To protect against changes in value of forecasted foreign currency cash flows resulting from salaries and other payments that are denominated in NIS, the Company has entered into foreign currency derivative contracts. These contracts are designated as cash flows hedges, as defined by ASC 815, "Derivatives and Hedging", as amended, and are considered highly effective as hedges of these expenses.
 
During the six months ended June 30, 2013 and 2012, the Company recognized net income (loss) of $ 1,738 and $ (604), respectively, related to the effective portion of its hedging instruments. The effective portion of the hedged instruments has been included as an offset (addition) of payroll expenses and other operating expenses in the statement of operations.

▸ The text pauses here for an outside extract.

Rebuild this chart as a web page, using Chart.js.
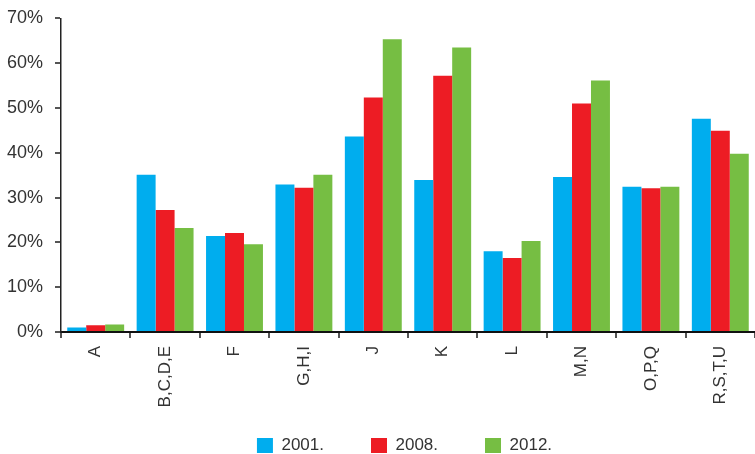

The ineffective portion of the hedged instrument amounted to $ 18 and $ (21) during the six months ended June 30, 2013 and 2012, respectively and has been recorded as a financial income (loss).
 
Total amount reclassified out of accumulated other comprehensive income (loss) to the statement of operations during the six months ended June 30, 2013 and 2012 was $ 1,756 and $ (625), respectively.

In accordance with ASC 820, "Fair Value Measurement and Disclosure", foreign currency derivative contracts are classified within Level 2 as the valuation inputs are based on quoted prices and market observable data of similar instruments. As of June 30, 2013 and December 31, 2012, the fair value of the hedging instruments in the Company's balance sheet constitute assets of approximately $ 33 and $ 1,363, respectively, expected to be reclassified during the following year.